Full marks to the Philharmonia Orchestra, under conductor Gustavo Gimeno, for an imaginatively coherent and thoughtful programme. Mahler’s Symphony no. 1 in D major is guaranteed to draw in the punters – but Bartók’s lesser-known Viola Concerto? Add in some Ligeti and a solo piece for viola by the orchestra’s Principal Conductor, Esa-Pekka Salonen, to preface the Bartók and the result was a welcome change from the more standard overture/ concerto fare.

Gustavo Gimeno © Marco Borggreve
Gustavo Gimeno
© Marco Borggreve

To be fair, Ligeti’s Concert Românesc is perhaps less challenging than his later work, but it was still deemed radical enough to be banned when it was composed in 1951. Although drawing on the approved of folksong heritage, he nevertheless had the audacity to introduce an F sharp in an F major triad in the finale section, and this was enough to incur the wrath of the censors. In just 12 minutes, its four sections contrast folksy dance music with lighter writing for solos and solo groups. Ligeti makes great use of a wild violin solo in the second section, and again in the final section, where leader Zsolt-Tihamér Visontay played with real swing. After solo and group passages passing around the orchestra, the solo violin is left alone with a high birdlike trill over just two horns, before the final emphatic chord. Gimeno elicited energy and spark from the Philharmonia players, as well as many commanding solos, making this a lively opener to the evening.

Esa-Pekka Salonen wrote his Pentatonic Étude for solo viola for Lawrence Power, and it is based on a short element from the first movement of Bartók’s Viola Concerto, which followed with only a slight pause in tonight’s concert. The challenge of Salonen’s Étude was evident from the huge score brought in on a large board before Power took to the stage.

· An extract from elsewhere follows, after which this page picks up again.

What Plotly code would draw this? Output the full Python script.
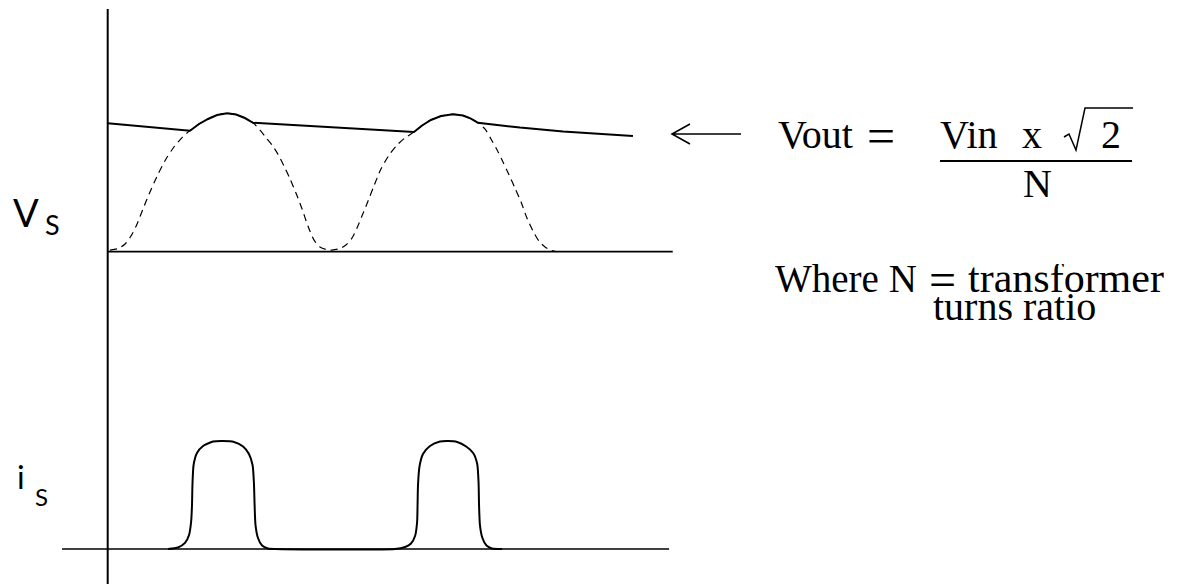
import plotly.graph_objects as go

W, H = 1179, 584

# Secondary voltage of a full-wave rectifier (time in ms, 50 Hz mains; volts per-unit)
vs_t = [0.10, 0.46, 0.77, 1.03, 1.30, 1.56, 1.87, 2.23, 2.58, 2.93,
        3.29, 3.64, 4.04, 4.44, 4.84, 5.28, 5.68, 6.07, 6.43, 6.74,
        7.00, 7.27, 7.53, 7.80, 8.07, 8.33, 8.60, 8.86, 9.13, 9.39,
        9.66, 9.92, 10.28, 10.54, 10.81, 11.03, 11.25, 11.52, 11.78, 12.09,
        12.45, 12.80, 13.15, 13.55, 13.91, 14.30, 14.75, 15.28, 15.72, 16.07,
        16.38, 16.69, 16.96, 17.23, 17.49, 17.76, 18.02, 18.29, 18.55, 18.82,
        19.08, 19.35, 19.62, 19.88]
vs_v = [0.012, 0.023, 0.056, 0.113, 0.200, 0.308, 0.430, 0.560, 0.668, 0.755,
        0.823, 0.874, 0.921, 0.957, 0.986, 0.998, 0.989, 0.964, 0.930, 0.877,
        0.823, 0.769, 0.704, 0.618, 0.524, 0.423, 0.308, 0.185, 0.084, 0.034,
        0.016, 0.012, 0.023, 0.048, 0.099, 0.171, 0.257, 0.366, 0.474, 0.596,
        0.697, 0.769, 0.820, 0.863, 0.910, 0.950, 0.978, 0.991, 0.982, 0.960,
        0.930, 0.885, 0.813, 0.733, 0.647, 0.553, 0.459, 0.358, 0.243, 0.149,
        0.077, 0.034, 0.009, 0.0]

# Smoothed output voltage: follows the peaks while the diodes conduct, decays in between
vout_t = [0.0, 3.64, 4.04, 4.44, 4.84, 5.28, 5.68, 6.07, 6.43,
          13.55, 13.91, 14.30, 14.75, 15.28, 15.72, 16.07, 16.38,
          18.24, 20.15, 21.81, 23.24]
vout_v = [0.926, 0.872, 0.921, 0.957, 0.986, 0.998, 0.989, 0.964, 0.930,
          0.863, 0.910, 0.950, 0.978, 0.991, 0.982, 0.960, 0.930,
          0.895, 0.867, 0.847, 0.834]

# Secondary current pulses (per-unit)
is_t = [2.67, 3.11, 3.42, 3.60, 3.69, 3.73, 3.75, 3.80, 3.95, 4.22,
        4.66, 5.10, 5.59, 5.99, 6.25, 6.41, 6.47, 6.50, 6.54, 6.65,
        6.83, 7.09, 7.40,
        12.71, 13.16, 13.42, 13.60, 13.69, 13.71, 13.73, 13.80, 13.95, 14.26,
        14.70, 15.06, 15.46, 15.86, 16.17, 16.35, 16.41, 16.43, 16.47, 16.58,
        16.76, 17.00, 17.45]
is_i = [0, 0.014, 0.056, 0.130, 0.250, 0.407, 0.593, 0.778, 0.889, 0.954,
        0.995, 1.0, 0.991, 0.949, 0.880, 0.778, 0.611, 0.407, 0.222, 0.102,
        0.032, 0.005, 0,
        0, 0.019, 0.051, 0.120, 0.250, 0.407, 0.593, 0.769, 0.880, 0.954,
        0.995, 1.0, 0.991, 0.949, 0.889, 0.787, 0.611, 0.407, 0.222, 0.102,
        0.032, 0.005, 0]

# Extents of the drawn axis lines (ms)
vs_axis_t = [0.0, 25.0]
is_axis_t = [-2.02, 24.84]

x_range = [-4.765, 47.40]
v_range = [-0.501, 1.815]
i_range = [-0.324, 2.109]

BLACK = "#000000"

fig = go.Figure()

# time axes
fig.add_trace(go.Scatter(x=vs_axis_t, y=[0, 0], mode="lines",
                         line=dict(color=BLACK, width=1.8), xaxis="x", yaxis="y"))
fig.add_trace(go.Scatter(x=is_axis_t, y=[0, 0], mode="lines",
                         line=dict(color=BLACK, width=1.6), xaxis="x", yaxis="y2"))

# rectified secondary voltage (dashed)
fig.add_trace(go.Scatter(x=vs_t, y=vs_v, mode="lines",
                         line=dict(color=BLACK, width=1.2, dash="7px,5px",
                                   shape="spline", smoothing=0.8),
                         xaxis="x", yaxis="y"))
# output voltage
fig.add_trace(go.Scatter(x=vout_t, y=vout_v, mode="lines",
                         line=dict(color=BLACK, width=2.0),
                         xaxis="x", yaxis="y"))
# current pulses
fig.add_trace(go.Scatter(x=is_t, y=is_i, mode="lines",
                         line=dict(color=BLACK, width=2.0, shape="spline", smoothing=0.6),
                         xaxis="x", yaxis="y2"))


def px(x):
    return x / W


def py(y):
    return 1 - y / H


shapes = [
    # vertical axis shared by both traces
    dict(type="line", xref="x", yref="paper", x0=0, x1=0, y0=0, y1=py(9),
         line=dict(color=BLACK, width=2)),
    # long left arrow
    dict(type="path", xref="paper", yref="paper",
         path=f"M {px(741)},{py(134)} L {px(672)},{py(134)} "
              f"M {px(690)},{py(124)} L {px(672)},{py(134)} L {px(690)},{py(144)}",
         line=dict(color=BLACK, width=1.6)),
    # fraction bar
    dict(type="line", xref="paper", yref="paper", x0=px(940), x1=px(1132),
         y0=py(161), y1=py(161), line=dict(color=BLACK, width=2)),
    # radical sign with its overbar
    dict(type="path", xref="paper", yref="paper",
         path=f"M {px(1064)},{py(137)} L {px(1069)},{py(134)} L {px(1076)},{py(150)} "
              f"L {px(1085)},{py(108)} L {px(1133)},{py(108)}",
         line=dict(color=BLACK, width=1.5)),
]

SERIF = "Liberation Serif"
SANS = "Lato"


def note(text, x, y, size, family, xanchor="left", height=None):
    d = dict(text=text, x=px(x), y=py(y), xref="paper", yref="paper",
             xanchor=xanchor, yanchor="middle", showarrow=False,
             font=dict(family=family, size=size, color=BLACK))
    if height is not None:
        d["height"] = height
    return d


annotations = [
    note("V", 11, 212, 38, SANS),
    note("S", 43, 225, 27, SANS),
    note("i", 15, 476, 32, SANS),
    note("S", 33, 496, 24, SANS),
    note("Vout", 776, 134.5, 40, SERIF),
    note("=", 865, 136, 50, SERIF),
    note("Vin", 938, 134.5, 40, SERIF),
    note("x", 1020, 134.5, 40, SERIF),
    note("2", 1099, 134.5, 40, SERIF),
    note("N", 1037, 184, 40, SERIF, xanchor="center"),
    note("Where N", 773, 278, 39, SERIF, height=28),
    note("=", 927, 279, 48, SERIF, height=28),
    note("transformer", 966, 278, 42, SERIF, height=28),
    note("turns ratio", 931, 306, 40, SERIF, height=28),
]

axis_common = dict(visible=False, showgrid=False, zeroline=False, fixedrange=True)

fig.update_layout(
    width=W, height=H,
    margin=dict(l=0, r=0, t=0, b=0),
    paper_bgcolor="white", plot_bgcolor="white",
    showlegend=False,
    xaxis=dict(range=x_range, domain=[0, 1], **axis_common),
    yaxis=dict(range=v_range, domain=[0.45, 1], **axis_common),
    yaxis2=dict(range=i_range, domain=[0, 0.45], anchor="x", **axis_common),
    shapes=shapes,
    annotations=annotations,
)

fig.write_html("out.html", config={"displayModeBar": False})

Power is an animated performer, and immediately captured attention as he launched into the opening arpeggio. The piece explores transitions between the so-called ‘black’ and ‘white’ pentatonic scales, and pushes the viola to considerable extremes of technique. The music is harsh and brittle – no warm lyrical tones here. Long passages of rapid string-crossing arpeggios are contrasted with glassy harmonics and harmonic shifts from white to black and back. Power communicated with great conviction, proving a strong advocate for this striking miniature.

Moving straight from the Salonen Étude into the first movement of Bartók’s Viola Concerto, Power maintained the level of intensity but also immediately broadened his focus, communicating constantly with Gimeno and the orchestral players. Bartók’s writing is often spiky and angular, but Power also added appropriate sweetness to his tone for the moments when Bartók creates a more lyrical line, particularly evident in the second movement, with the solo viola floating over simple string harmonies. The finale, with its lively, almost rustic dance rhythms had spirited energy, even if there was occasionally a slight sense of Power pushing the orchestra (or maybe Gimeno them holding back). But the race to finish line brought a fine performance and a fascinating first half of the concert to a close.

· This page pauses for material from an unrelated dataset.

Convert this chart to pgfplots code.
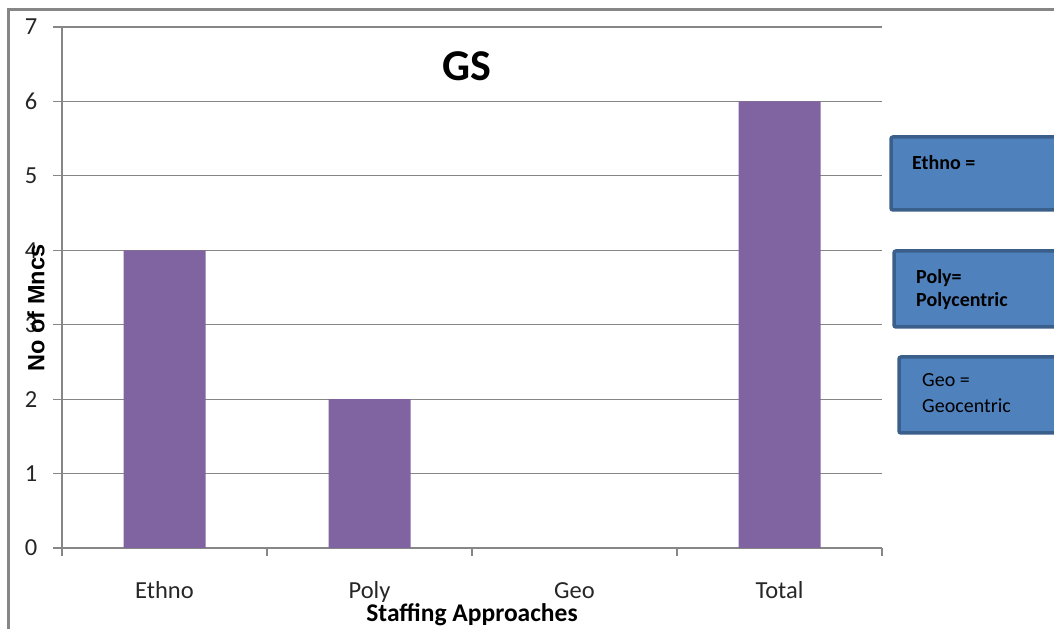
\documentclass[border=0pt]{standalone}
\usepackage{pgfplots}
\pgfplotsset{compat=1.18}
\usepackage{fontspec}
\setmainfont{Carlito}
\newfontfamily\arialfont{Liberation Sans}
\definecolor{barpurple}{HTML}{8064A2}
\definecolor{boxfill}{HTML}{4F81BD}
\definecolor{boxedge}{HTML}{3A5F8B}
\definecolor{gridgray}{HTML}{868686}

\begin{document}
\begin{tikzpicture}
\useasboundingbox (0,0) rectangle (1054bp,629bp);
\clip (0,0) rectangle (1054bp,629bp);

% outer chart frame
\draw[gridgray, line width=3bp] (1060bp,619bp) -- (8.5bp,619bp) -- (8.5bp,-5bp);

\begin{axis}[
    at={(62bp,81bp)}, anchor=south west,
    scale only axis,
    width=820bp, height=521bp,
    xmin=-0.5, xmax=3.5,
    ymin=0, ymax=7,
    axis x line*=bottom,
    axis y line*=left,
    axis line style={gridgray, line width=1.2bp},
    ytick={0,...,7},
    ymajorgrids,
    grid style={gridgray, line width=1.2bp},
    tick align=outside,
    major tick length=9bp,
    minor tick length=8bp,
    xtick={0,1,2,3},
    xticklabels={Ethno,Poly,Geo,Total},
    major x tick style={draw=none},
    minor xtick={-0.5,0.5,1.5,2.5,3.5},
    minor x tick style={gridgray, line width=1.2bp},
    y tick style={gridgray, line width=1.2bp},
    tick label style={font=\fontsize{24.5bp}{27bp}\selectfont, text=black!85},
    xticklabel style={anchor=base, yshift=-41bp},
    yticklabel style={anchor=center, xshift=-22bp},
    /pgf/number format/assume math mode=true,
    title={GS},
    title style={at={(axis description cs:0.494,0.9136)}, anchor=center,
        font=\fontsize{44bp}{48bp}\selectfont\bfseries},
    xlabel={Staffing Approaches},
    xlabel style={at={(axis description cs:0.5,-0.1286)}, anchor=center,
        font=\fontsize{25.5bp}{28bp}\selectfont\bfseries},
    ylabel={No of Mncs},
    ylabel style={at={(axis description cs:-0.0317,0.4607)}, anchor=center,
        font=\arialfont\fontsize{23.5bp}{26bp}\selectfont\bfseries},
    ybar, bar width=82bp,
]
\addplot[fill=barpurple, draw=none] coordinates {(0,4) (1,2) (2,0) (3,6)};
\end{axis}

% text boxes at the right
\begin{scope}[line width=3.5bp, rounded corners=2bp]
\draw[draw=boxedge, fill=boxfill] (891bp,419bp) rectangle (1075bp,492bp);
\draw[draw=boxedge, fill=boxfill] (894bp,302bp) rectangle (1075bp,378bp);
\draw[draw=boxedge, fill=boxfill] (899bp,196bp) rectangle (1075bp,272bp);
\end{scope}
\begin{scope}[every node/.style={anchor=base west, inner sep=0pt, font=\fontsize{20bp}{23bp}\selectfont}]
\node[font=\fontsize{20bp}{23bp}\selectfont\bfseries] at (912bp,459bp) {Ethno =};
\node[font=\fontsize{20bp}{23bp}\selectfont\bfseries] at (916bp,345bp) {Poly=};
\node[font=\fontsize{20bp}{23bp}\selectfont\bfseries] at (916bp,322bp) {Polycentric};
\node at (922bp,242bp) {Geo =};
\node at (922bp,216bp) {Geocentric};
\end{scope}
\end{tikzpicture}
\end{document}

Mahler’s First Symphony contains so many elements that became central to his symphonic structure that it is often relegated to prototype status. Yet this is unfair, as the symphony has a clear identity, both in its links to his Lieder eines fahrenden Gesellen, but also such striking ideas as drawing on the children’s song Bruder Martin (known to us as Frères Jacques) for the third movement – and giving this to a solo double bass to boot. Like most performances of mammoth symphonies, this had the odd slight lapse of attention leading to moments of less than perfect ensemble, but these were few are far between. When the yearning strings emerged from the elemental shriek at the start of the final movement, there wasn’t total agreement, and similarly when the trombones heralded the return of the full orchestral sound they weren’t entirely unanimous. However this was an otherwise tightly controlled performance, with moments of great delicacy as well as power.

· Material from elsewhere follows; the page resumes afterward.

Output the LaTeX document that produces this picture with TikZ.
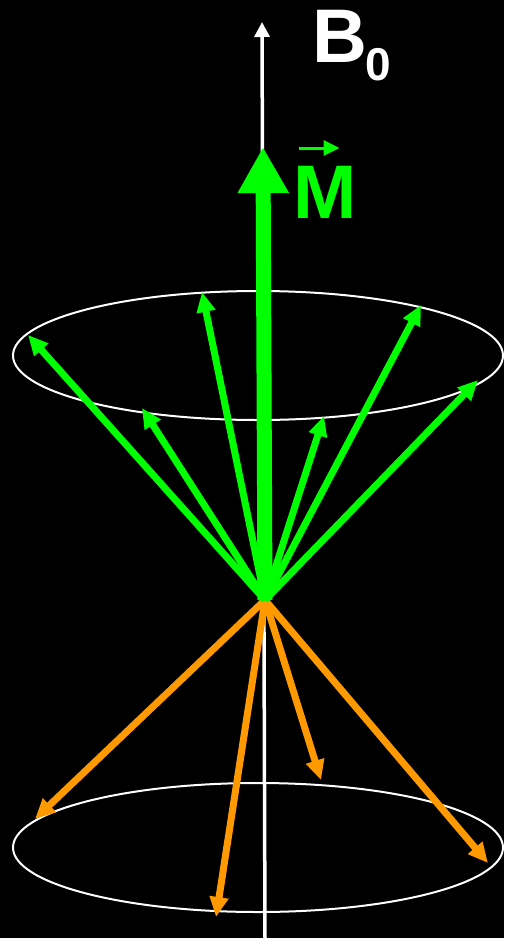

Gimeno controlled the transition in the first movement from the ethereal opening into the lively Allegro, and managed the challenges of offstage trumpets, and the third movement’s clashing klezmer bands with ease. The Ländler rhythms in the second movement could have had a little more lift, and the central slightly drunken Trio was a tad straight, but there’s a fine line here, as this can also be overdone. Gimeno steered the finale’s trajectory from wild shriek, through the songful big tune, the chorale, to the final blaze of brassy glory that was as exhilarating as it should be. A powerful conclusion to a stimulating evening from Gimeno and the Philharmonia.